Restate the opening lines of the material below word for word, stopping after the line that contains "(49,412) rectangle (2643,798);".
— start of ITEMS —
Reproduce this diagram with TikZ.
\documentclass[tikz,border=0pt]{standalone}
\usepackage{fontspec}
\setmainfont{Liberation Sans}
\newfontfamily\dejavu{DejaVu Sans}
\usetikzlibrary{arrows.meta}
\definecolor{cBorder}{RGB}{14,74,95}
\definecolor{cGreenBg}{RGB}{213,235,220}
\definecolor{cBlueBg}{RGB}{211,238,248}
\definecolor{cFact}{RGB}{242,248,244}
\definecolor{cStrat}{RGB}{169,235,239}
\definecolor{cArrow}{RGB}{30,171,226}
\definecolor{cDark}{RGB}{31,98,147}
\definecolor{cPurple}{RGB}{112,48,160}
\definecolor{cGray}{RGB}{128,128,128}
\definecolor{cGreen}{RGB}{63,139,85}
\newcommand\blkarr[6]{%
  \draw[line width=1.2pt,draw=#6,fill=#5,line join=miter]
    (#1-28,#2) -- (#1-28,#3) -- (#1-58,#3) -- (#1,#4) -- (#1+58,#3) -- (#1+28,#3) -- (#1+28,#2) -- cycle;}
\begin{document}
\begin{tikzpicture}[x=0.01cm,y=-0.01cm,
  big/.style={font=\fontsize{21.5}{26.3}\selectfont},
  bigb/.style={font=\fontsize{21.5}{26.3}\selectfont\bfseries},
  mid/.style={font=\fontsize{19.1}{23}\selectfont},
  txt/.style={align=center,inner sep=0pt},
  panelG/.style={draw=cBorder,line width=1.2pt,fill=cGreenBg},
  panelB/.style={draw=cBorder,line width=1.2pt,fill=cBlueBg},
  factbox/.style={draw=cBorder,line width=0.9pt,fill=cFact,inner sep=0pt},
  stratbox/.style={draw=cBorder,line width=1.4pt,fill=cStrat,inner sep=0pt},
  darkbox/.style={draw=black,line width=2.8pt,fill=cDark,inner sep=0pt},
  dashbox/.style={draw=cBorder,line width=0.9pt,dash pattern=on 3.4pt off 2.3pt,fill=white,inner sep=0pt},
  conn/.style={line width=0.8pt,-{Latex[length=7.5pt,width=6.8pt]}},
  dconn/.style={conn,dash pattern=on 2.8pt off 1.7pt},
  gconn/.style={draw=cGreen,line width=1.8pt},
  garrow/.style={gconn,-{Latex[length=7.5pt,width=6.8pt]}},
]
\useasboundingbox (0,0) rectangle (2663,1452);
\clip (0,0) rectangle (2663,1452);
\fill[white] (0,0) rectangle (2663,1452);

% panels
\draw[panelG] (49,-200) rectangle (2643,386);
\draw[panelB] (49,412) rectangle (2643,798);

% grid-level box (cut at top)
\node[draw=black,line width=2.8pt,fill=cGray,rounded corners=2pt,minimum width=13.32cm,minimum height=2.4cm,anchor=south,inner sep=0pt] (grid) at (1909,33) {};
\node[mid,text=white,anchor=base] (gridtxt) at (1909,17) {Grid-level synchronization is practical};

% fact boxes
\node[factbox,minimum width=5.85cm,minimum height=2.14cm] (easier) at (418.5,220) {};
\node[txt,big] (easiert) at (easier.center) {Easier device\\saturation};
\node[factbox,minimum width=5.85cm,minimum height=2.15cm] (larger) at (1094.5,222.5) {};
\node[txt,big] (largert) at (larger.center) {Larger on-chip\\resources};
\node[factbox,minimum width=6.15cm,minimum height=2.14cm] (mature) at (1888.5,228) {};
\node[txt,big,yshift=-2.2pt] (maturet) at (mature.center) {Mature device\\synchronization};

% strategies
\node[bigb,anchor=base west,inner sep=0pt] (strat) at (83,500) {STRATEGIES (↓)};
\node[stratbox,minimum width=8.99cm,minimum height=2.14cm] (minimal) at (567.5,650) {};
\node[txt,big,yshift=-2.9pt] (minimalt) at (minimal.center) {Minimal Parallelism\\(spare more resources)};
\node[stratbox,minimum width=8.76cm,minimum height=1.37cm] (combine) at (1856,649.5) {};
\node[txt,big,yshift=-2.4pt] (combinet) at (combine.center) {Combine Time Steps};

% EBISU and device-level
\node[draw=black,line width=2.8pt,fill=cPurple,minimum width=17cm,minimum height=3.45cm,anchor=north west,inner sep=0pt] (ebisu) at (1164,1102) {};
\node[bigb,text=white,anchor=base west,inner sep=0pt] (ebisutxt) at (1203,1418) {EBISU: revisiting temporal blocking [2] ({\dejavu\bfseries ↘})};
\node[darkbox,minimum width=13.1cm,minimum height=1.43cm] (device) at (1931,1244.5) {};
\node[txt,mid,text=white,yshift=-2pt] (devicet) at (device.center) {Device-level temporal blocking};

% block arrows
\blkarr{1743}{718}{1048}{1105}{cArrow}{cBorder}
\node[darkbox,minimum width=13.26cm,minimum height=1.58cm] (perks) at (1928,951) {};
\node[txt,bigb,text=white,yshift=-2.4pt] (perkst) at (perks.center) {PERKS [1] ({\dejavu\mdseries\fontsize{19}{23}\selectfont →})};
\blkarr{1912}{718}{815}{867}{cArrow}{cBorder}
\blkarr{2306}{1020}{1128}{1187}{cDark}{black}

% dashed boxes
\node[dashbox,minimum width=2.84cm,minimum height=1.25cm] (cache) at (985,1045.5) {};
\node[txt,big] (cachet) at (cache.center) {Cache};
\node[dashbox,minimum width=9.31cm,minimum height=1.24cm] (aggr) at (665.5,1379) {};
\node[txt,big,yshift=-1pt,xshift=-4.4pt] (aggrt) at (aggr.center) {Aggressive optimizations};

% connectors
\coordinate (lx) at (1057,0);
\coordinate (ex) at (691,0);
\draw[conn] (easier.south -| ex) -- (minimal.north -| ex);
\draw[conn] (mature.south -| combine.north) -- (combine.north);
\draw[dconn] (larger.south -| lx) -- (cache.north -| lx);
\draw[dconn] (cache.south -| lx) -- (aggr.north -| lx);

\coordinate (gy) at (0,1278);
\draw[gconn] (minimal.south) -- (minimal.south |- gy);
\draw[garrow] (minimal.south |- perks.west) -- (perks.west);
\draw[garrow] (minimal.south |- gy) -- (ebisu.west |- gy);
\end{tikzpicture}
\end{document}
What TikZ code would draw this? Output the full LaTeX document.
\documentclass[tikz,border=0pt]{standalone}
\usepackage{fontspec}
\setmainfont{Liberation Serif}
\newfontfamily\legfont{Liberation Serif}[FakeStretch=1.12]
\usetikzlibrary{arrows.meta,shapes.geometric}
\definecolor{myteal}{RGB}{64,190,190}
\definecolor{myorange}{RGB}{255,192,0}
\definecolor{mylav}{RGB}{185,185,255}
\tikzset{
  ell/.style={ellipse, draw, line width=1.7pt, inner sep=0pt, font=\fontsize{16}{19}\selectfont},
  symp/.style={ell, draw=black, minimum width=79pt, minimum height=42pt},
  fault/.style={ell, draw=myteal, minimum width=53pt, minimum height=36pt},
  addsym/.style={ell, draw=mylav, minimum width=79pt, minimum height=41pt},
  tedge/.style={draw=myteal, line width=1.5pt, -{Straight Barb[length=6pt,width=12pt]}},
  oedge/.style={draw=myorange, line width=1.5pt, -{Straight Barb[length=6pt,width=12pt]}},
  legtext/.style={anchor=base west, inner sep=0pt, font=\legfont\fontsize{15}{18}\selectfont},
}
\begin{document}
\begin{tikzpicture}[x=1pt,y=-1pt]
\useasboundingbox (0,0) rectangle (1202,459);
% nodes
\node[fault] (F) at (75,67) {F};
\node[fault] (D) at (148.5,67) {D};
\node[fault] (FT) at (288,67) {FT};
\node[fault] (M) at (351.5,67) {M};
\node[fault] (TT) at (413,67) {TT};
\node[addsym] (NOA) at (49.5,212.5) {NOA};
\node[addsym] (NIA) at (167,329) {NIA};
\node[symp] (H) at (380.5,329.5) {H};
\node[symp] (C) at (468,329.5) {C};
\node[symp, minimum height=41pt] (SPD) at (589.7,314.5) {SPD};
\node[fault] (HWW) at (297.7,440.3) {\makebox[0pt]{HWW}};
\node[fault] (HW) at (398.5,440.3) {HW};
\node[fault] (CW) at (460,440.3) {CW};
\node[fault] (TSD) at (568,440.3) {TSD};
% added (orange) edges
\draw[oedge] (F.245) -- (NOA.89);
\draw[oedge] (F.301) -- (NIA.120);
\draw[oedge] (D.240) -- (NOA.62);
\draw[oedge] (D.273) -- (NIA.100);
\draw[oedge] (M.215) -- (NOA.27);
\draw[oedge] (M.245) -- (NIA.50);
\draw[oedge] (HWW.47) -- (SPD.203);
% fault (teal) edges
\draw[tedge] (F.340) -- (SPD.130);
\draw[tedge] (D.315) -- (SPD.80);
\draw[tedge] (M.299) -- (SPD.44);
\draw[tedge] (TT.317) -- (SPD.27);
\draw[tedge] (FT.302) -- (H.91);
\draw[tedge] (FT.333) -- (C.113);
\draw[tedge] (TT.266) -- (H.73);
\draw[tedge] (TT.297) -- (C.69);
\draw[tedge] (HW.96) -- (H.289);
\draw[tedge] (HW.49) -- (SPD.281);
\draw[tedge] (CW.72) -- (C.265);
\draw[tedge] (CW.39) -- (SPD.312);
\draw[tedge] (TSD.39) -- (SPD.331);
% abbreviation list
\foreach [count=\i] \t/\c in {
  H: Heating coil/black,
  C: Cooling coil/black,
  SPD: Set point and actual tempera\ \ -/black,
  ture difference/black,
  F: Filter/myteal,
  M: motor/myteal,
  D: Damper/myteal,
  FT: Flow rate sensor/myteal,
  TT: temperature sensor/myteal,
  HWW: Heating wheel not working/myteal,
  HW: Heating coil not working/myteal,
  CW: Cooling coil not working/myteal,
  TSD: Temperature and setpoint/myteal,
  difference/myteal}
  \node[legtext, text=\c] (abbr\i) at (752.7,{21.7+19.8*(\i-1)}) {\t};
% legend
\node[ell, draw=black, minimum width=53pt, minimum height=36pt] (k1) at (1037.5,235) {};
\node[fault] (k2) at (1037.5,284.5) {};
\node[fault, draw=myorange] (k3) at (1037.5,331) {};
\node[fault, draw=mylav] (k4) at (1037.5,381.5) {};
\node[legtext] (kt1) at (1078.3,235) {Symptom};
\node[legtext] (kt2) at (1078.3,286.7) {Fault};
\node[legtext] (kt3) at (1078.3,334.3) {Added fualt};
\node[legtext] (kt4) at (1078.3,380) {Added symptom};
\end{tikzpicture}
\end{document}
— end of ITEMS —
- [WRITTEN RESPONSE]:
Reproduce this diagram with TikZ.
\documentclass[tikz,border=0pt]{standalone}
\usepackage{fontspec}
\setmainfont{Liberation Sans}
\newfontfamily\dejavu{DejaVu Sans}
\usetikzlibrary{arrows.meta}
\definecolor{cBorder}{RGB}{14,74,95}
\definecolor{cGreenBg}{RGB}{213,235,220}
\definecolor{cBlueBg}{RGB}{211,238,248}
\definecolor{cFact}{RGB}{242,248,244}
\definecolor{cStrat}{RGB}{169,235,239}
\definecolor{cArrow}{RGB}{30,171,226}
\definecolor{cDark}{RGB}{31,98,147}
\definecolor{cPurple}{RGB}{112,48,160}
\definecolor{cGray}{RGB}{128,128,128}
\definecolor{cGreen}{RGB}{63,139,85}
\newcommand\blkarr[6]{%
  \draw[line width=1.2pt,draw=#6,fill=#5,line join=miter]
    (#1-28,#2) -- (#1-28,#3) -- (#1-58,#3) -- (#1,#4) -- (#1+58,#3) -- (#1+28,#3) -- (#1+28,#2) -- cycle;}
\begin{document}
\begin{tikzpicture}[x=0.01cm,y=-0.01cm,
  big/.style={font=\fontsize{21.5}{26.3}\selectfont},
  bigb/.style={font=\fontsize{21.5}{26.3}\selectfont\bfseries},
  mid/.style={font=\fontsize{19.1}{23}\selectfont},
  txt/.style={align=center,inner sep=0pt},
  panelG/.style={draw=cBorder,line width=1.2pt,fill=cGreenBg},
  panelB/.style={draw=cBorder,line width=1.2pt,fill=cBlueBg},
  factbox/.style={draw=cBorder,line width=0.9pt,fill=cFact,inner sep=0pt},
  stratbox/.style={draw=cBorder,line width=1.4pt,fill=cStrat,inner sep=0pt},
  darkbox/.style={draw=black,line width=2.8pt,fill=cDark,inner sep=0pt},
  dashbox/.style={draw=cBorder,line width=0.9pt,dash pattern=on 3.4pt off 2.3pt,fill=white,inner sep=0pt},
  conn/.style={line width=0.8pt,-{Latex[length=7.5pt,width=6.8pt]}},
  dconn/.style={conn,dash pattern=on 2.8pt off 1.7pt},
  gconn/.style={draw=cGreen,line width=1.8pt},
  garrow/.style={gconn,-{Latex[length=7.5pt,width=6.8pt]}},
]
\useasboundingbox (0,0) rectangle (2663,1452);
\clip (0,0) rectangle (2663,1452);
\fill[white] (0,0) rectangle (2663,1452);

% panels
\draw[panelG] (49,-200) rectangle (2643,386);
\draw[panelB] (49,412) rectangle (2643,798);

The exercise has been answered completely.